Submitted to: Water Resources Research
Publication Type: Peer Reviewed Journal
Publication Acceptance Date: 12/31/1996
Publication Date: N/A
Interpretive Summary: Where erosion rates on agricultural lands are severe, rills are active. Rills are small, ephemeral surface water channels which occur in fields during rainstorms, and are typically covered by farmers with tillage. Rills function as both a source of erosion and the delivery system for carrying soil and sediment from hillslopes, and thus are very important erosional features. This research was conducted to investigate rill erosion. Several experiments using several different soils were conducted in the field and in the laboratory to better understand the factors which influence the velocity of water in the rills, and the amount of sediment produced by erosion in the rills. This information will be used in the development of soil erosion models which are used to make soil conservation plans for farmers and to conduct soil erosion inventories. The information will help soil conservationists make more informed decisions on soil conservation planning.
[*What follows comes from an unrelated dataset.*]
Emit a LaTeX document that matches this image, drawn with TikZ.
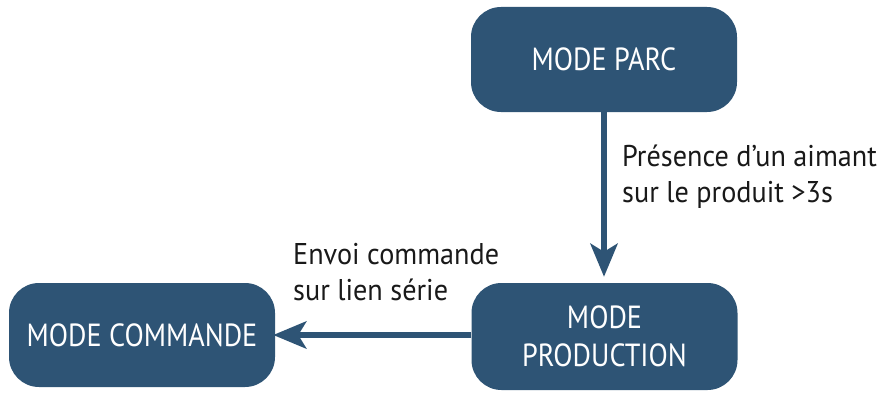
\documentclass[tikz,border=0pt]{standalone}
\usepackage{fontspec}
\setmainfont{PT Sans}[FakeStretch=0.88]
\newfontfamily\lblfont{PT Sans}[FakeStretch=0.94]
\usetikzlibrary{arrows.meta}
\definecolor{boxblue}{RGB}{46,84,117}
\definecolor{txt}{RGB}{25,25,25}
\tikzset{
  modebox/.style={draw=none, fill=boxblue, rounded corners=30pt, text=white,
    minimum width=266pt, minimum height=105pt, align=center, inner sep=0pt,
    font=\fontsize{32}{38}\selectfont},
  lbl/.style={text=txt, align=left, anchor=base west, inner sep=0pt,
    font=\lblfont\fontsize{30}{36}\selectfont},
  flow/.style={draw=boxblue, line width=6.5pt,
    -{Stealth[length=33pt, width=27pt, inset=8pt]}}
}
\begin{document}
\begin{tikzpicture}[x=1pt,y=1pt]
\useasboundingbox (0,0) rectangle (878,392);
\node[modebox] (parc) at (604,332.5) {MODE PARC};
\node[modebox, minimum height=107pt] (prod) at (604.5,55.5) {MODE\\PRODUCTION};
\node[modebox, minimum height=104pt] (cmd) at (142,57) {MODE COMMANDE};
\draw[flow, shorten >=6pt] (parc.south) -- (parc.south |- prod.north);
\draw[flow, shorten >=-2pt] (prod.west |- cmd.east) -- (cmd.east);
\node[lbl] (l1) at (622,190) {Présence d’un aimant\\sur le produit >3s};
\node[lbl] (l2) at (293,92) {Envoi commande\\sur lien série};
\end{tikzpicture}
\end{document}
Technical Abstract: Rills often act as sediment sources and the dominant sediment and water transport mechanism for hillslopes. Six experiments were conducted on two soils and a uniform sand using three experimental methodologies. The results of this study challenge the assumption often used in hydrologic and erosion models that relationships derived for sheet flow or larger channel flow are applicable to actively eroding rills. Velocity did not vary with slope, and Reynolds number was not a consistent predictor of hydraulic friction. This result was due to interactions of slope gradient, flow rate, erosion, and the formation of rill roughness, bed structures, and headcuts. An alternative relationship for rill flow velocities was proposed. Stream power was found to be a consistent and appropriate predictor for unit sediment load for the entire data set, while other hydraulic variables were not. The data for stream power and sediment load fit the form of a logistic curve (r**2=0.93), which is promising relative to recently proposed erosion models which are based on probabilistic particle threshold theory.